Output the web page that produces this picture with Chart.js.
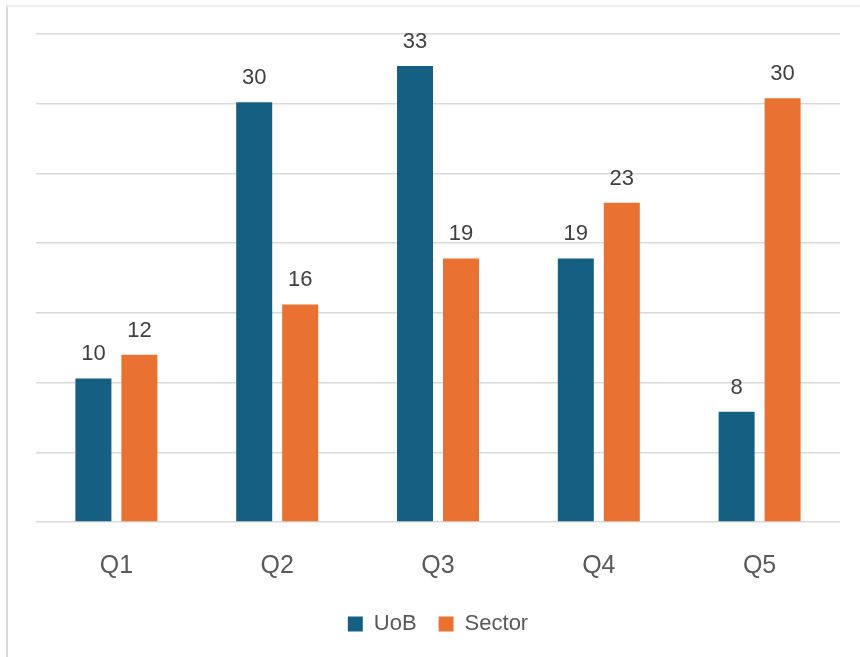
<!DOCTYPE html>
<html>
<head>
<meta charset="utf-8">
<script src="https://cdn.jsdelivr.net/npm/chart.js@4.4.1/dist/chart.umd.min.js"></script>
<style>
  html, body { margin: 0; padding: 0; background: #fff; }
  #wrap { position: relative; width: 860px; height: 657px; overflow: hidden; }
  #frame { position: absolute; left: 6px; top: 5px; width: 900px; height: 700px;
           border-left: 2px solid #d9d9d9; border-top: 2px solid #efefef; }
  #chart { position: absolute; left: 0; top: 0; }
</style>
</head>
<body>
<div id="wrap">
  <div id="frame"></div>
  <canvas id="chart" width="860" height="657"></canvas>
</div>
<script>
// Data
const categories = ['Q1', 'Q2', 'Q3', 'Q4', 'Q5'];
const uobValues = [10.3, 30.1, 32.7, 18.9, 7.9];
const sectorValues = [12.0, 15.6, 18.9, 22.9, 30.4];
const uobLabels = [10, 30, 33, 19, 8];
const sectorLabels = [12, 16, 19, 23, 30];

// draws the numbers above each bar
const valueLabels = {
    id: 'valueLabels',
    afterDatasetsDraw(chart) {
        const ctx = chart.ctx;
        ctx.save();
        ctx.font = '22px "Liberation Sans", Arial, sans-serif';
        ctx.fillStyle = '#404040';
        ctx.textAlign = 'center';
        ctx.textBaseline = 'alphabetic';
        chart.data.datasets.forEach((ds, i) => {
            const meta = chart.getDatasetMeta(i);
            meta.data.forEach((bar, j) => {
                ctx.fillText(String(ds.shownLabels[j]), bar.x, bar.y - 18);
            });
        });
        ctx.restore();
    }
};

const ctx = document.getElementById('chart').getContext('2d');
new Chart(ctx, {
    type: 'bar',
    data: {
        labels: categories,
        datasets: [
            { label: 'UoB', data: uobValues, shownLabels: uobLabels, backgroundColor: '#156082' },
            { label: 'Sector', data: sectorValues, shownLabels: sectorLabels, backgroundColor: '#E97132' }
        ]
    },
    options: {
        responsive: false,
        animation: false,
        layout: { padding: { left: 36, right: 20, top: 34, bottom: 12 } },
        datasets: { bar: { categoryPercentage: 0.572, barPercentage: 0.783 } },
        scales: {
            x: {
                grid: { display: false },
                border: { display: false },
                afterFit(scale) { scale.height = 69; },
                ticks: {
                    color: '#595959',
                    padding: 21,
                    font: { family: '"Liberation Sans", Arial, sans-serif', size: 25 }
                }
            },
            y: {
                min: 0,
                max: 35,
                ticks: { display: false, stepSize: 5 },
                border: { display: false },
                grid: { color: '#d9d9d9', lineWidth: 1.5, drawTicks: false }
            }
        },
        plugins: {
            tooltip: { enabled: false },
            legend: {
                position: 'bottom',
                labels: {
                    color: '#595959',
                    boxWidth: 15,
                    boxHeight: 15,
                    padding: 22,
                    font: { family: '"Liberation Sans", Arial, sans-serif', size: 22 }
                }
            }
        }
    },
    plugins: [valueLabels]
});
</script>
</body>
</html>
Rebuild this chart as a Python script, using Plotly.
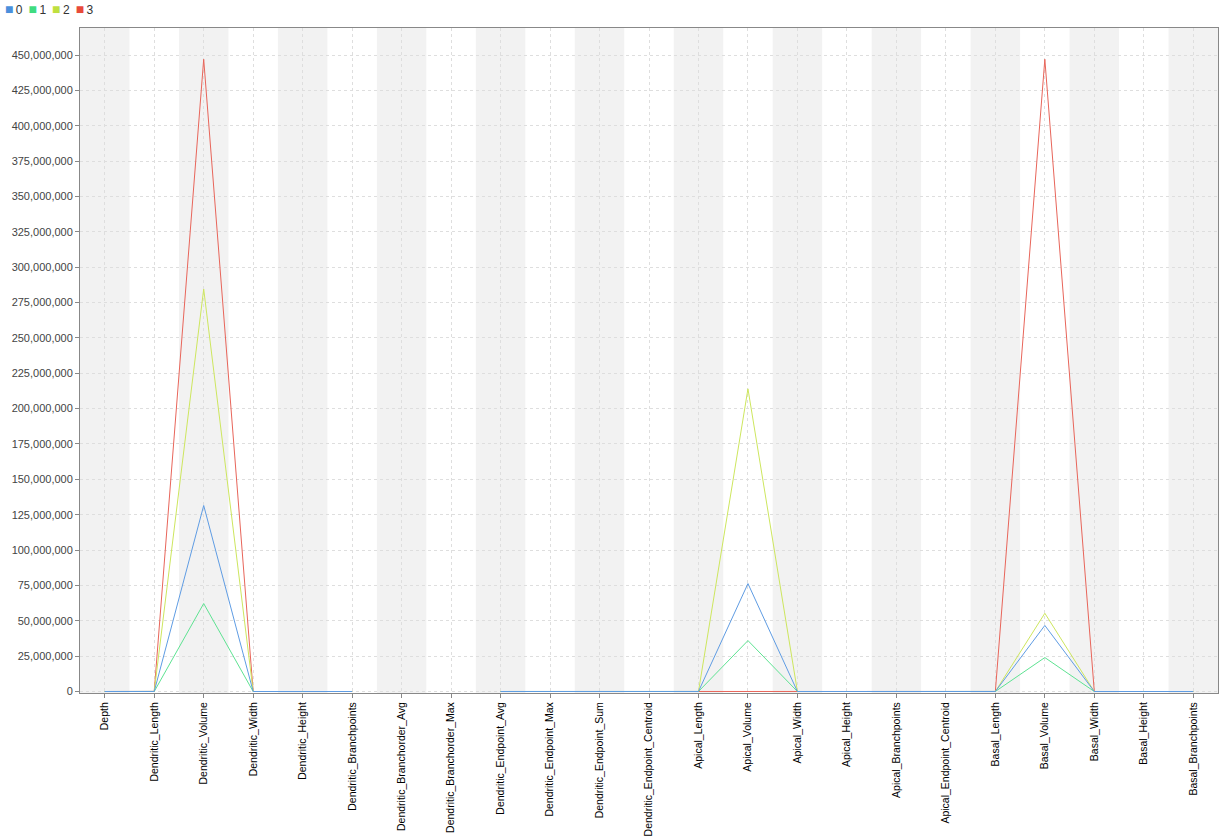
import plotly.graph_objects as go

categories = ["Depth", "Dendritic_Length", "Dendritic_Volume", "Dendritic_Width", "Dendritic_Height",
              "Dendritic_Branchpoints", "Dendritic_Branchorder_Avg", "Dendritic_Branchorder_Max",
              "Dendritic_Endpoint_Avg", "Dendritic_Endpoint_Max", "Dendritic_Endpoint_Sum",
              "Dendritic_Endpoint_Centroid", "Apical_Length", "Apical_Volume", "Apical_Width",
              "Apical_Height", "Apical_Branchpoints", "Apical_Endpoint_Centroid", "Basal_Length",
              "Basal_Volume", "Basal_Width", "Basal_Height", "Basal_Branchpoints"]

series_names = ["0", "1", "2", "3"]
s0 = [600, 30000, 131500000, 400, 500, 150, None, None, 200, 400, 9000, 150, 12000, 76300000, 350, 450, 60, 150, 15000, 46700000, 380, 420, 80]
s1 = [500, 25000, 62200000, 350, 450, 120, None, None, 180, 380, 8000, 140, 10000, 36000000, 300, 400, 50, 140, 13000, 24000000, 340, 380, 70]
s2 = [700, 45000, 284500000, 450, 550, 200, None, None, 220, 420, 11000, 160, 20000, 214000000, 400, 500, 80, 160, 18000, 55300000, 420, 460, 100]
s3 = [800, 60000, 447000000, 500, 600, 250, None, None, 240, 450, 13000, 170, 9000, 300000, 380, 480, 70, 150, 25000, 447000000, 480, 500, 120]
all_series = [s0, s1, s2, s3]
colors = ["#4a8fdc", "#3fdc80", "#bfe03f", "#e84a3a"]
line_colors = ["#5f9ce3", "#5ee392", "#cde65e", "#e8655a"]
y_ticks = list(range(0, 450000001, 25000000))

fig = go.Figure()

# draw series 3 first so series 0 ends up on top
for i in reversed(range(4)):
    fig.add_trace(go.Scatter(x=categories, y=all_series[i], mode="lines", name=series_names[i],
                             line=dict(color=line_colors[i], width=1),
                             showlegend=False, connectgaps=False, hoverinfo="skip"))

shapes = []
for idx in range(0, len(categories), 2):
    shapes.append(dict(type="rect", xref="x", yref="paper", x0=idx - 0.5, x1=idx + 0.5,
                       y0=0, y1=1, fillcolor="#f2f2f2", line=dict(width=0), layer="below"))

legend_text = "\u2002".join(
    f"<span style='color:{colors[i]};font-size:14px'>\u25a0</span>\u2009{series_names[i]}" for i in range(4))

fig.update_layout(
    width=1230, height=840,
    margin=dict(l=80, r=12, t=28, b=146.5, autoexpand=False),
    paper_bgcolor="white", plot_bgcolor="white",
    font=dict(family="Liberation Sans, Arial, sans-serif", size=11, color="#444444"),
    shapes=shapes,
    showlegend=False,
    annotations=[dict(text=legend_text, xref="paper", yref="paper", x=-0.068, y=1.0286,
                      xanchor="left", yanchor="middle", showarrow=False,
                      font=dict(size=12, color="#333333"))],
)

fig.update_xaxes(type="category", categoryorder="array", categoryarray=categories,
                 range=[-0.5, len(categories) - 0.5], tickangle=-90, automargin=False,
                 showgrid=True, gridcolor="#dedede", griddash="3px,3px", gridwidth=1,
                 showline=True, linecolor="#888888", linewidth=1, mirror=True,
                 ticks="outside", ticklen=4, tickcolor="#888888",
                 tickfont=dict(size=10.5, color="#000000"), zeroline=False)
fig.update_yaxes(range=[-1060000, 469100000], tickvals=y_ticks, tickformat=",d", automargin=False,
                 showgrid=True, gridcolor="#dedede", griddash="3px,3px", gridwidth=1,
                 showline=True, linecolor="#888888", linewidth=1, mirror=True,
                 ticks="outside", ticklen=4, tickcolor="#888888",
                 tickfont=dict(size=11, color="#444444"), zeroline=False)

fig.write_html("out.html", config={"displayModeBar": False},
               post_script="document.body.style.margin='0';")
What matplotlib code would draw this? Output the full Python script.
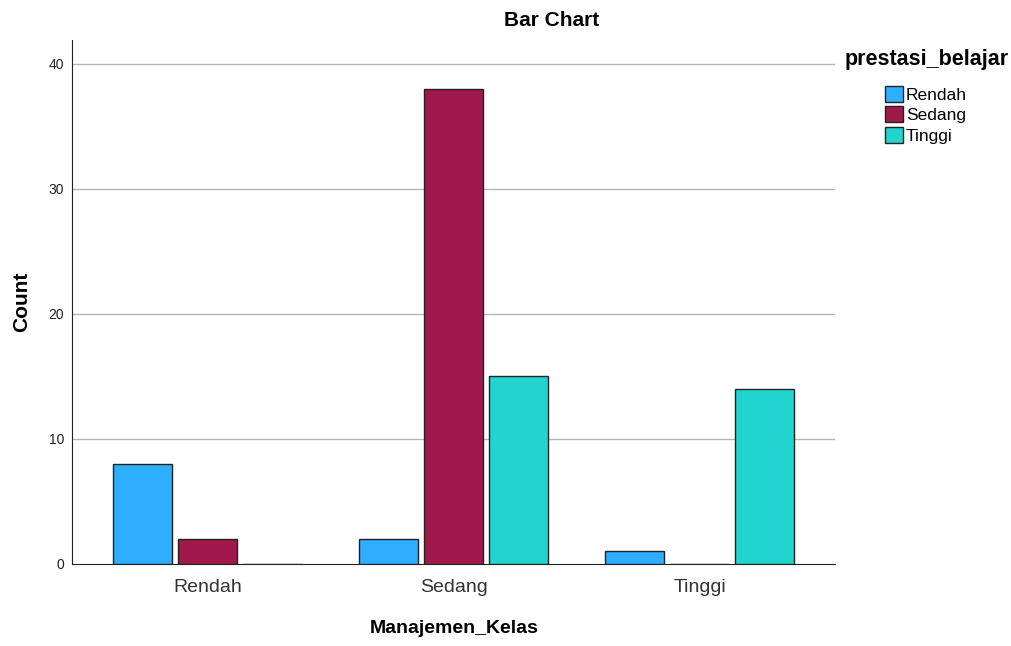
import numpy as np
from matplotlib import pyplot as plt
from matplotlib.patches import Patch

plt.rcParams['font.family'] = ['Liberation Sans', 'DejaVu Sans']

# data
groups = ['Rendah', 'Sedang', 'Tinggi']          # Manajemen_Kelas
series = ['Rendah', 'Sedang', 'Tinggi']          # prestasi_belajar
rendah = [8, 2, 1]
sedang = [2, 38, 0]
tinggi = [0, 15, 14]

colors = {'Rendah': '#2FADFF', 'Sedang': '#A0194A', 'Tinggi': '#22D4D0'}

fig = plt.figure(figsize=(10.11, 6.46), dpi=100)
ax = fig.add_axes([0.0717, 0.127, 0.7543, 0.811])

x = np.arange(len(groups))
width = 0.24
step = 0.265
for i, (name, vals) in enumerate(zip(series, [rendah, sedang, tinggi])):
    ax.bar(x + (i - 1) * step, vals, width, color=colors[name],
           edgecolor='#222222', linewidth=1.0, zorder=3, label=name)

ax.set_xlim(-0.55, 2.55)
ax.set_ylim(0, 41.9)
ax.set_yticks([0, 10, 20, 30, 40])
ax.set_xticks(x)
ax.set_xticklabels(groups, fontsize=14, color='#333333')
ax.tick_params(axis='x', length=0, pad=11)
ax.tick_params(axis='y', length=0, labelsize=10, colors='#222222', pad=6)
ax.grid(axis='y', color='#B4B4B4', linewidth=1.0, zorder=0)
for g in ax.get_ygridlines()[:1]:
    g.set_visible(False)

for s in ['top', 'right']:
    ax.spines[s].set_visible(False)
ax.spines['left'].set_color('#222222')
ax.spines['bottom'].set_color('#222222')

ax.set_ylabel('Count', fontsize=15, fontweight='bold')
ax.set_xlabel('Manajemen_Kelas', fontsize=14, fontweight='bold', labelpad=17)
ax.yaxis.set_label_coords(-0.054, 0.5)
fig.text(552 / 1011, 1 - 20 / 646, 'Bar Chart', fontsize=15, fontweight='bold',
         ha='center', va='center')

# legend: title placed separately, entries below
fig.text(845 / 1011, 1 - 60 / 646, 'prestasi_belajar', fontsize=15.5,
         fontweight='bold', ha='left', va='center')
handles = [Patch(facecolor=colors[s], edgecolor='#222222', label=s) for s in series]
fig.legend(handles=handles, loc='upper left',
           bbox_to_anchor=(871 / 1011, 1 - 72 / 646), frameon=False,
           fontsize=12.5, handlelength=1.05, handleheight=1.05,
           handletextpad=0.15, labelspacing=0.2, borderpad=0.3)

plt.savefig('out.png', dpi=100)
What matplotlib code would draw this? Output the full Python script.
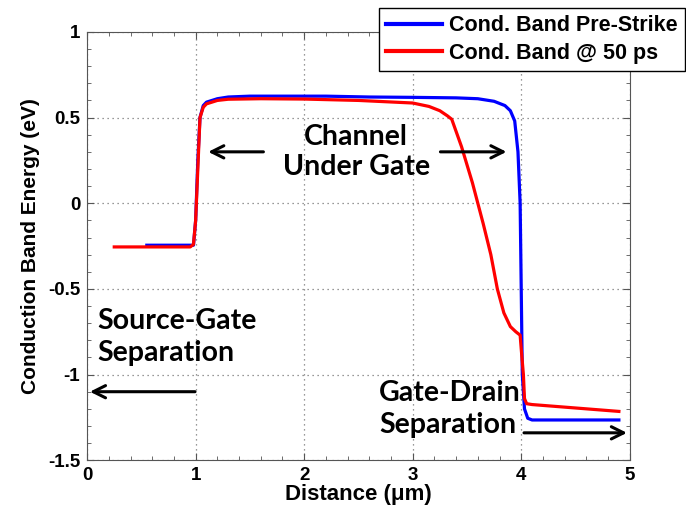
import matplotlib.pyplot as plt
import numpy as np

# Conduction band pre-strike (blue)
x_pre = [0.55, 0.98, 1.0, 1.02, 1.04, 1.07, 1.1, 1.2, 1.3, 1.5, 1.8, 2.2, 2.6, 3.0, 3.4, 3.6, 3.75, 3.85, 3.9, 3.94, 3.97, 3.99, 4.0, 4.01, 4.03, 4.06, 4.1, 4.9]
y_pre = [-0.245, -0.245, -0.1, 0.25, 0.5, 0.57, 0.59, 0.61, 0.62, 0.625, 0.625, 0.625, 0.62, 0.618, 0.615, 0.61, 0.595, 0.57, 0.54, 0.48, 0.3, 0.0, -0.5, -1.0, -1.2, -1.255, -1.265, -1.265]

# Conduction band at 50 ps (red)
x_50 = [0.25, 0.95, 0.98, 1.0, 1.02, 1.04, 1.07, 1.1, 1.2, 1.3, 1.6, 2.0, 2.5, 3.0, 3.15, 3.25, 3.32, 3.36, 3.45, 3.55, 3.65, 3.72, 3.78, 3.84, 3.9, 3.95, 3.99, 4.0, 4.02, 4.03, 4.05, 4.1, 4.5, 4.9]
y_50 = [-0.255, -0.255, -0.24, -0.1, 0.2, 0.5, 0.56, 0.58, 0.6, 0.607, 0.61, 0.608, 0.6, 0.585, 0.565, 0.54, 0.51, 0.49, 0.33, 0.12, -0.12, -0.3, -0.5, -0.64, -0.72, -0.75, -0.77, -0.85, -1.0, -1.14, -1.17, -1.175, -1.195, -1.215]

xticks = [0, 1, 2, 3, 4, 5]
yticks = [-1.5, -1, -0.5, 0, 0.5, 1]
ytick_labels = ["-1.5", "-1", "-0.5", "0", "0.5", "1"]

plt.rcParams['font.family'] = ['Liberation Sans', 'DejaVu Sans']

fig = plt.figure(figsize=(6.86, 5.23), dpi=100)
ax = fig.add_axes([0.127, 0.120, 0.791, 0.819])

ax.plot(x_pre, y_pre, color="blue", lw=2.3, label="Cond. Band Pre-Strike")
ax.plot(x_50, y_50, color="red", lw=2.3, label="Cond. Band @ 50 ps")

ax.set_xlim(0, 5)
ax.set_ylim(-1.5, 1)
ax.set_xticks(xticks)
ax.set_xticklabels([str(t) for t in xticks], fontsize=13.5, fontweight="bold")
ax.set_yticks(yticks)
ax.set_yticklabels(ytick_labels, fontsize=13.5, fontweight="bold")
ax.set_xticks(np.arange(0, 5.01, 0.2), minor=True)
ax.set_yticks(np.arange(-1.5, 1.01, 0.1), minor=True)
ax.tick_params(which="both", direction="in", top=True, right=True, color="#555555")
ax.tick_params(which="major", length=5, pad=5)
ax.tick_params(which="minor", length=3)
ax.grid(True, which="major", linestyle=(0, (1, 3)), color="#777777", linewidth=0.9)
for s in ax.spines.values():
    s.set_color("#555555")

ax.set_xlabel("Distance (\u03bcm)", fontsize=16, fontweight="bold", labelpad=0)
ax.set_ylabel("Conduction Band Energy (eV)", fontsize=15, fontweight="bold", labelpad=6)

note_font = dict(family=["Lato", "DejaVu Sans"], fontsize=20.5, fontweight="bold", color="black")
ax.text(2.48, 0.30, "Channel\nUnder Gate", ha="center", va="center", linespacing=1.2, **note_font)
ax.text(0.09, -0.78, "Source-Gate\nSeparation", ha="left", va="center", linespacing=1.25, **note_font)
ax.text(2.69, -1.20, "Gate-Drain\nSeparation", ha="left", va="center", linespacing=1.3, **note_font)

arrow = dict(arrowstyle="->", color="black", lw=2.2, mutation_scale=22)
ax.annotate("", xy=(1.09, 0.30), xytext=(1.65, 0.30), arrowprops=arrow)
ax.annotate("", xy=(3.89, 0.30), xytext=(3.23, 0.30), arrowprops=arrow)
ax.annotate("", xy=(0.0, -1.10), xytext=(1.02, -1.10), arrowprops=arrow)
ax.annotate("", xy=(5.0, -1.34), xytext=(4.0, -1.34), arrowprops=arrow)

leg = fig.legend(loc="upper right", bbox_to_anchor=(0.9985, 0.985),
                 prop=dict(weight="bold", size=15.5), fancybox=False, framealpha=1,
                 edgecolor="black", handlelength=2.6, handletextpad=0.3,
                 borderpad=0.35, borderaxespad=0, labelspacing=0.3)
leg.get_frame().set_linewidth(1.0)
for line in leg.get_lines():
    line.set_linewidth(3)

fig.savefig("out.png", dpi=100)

## Exercise prompt
State, as a number only, how many lines in the entries include "matplotlib".

## Output for this exercise
5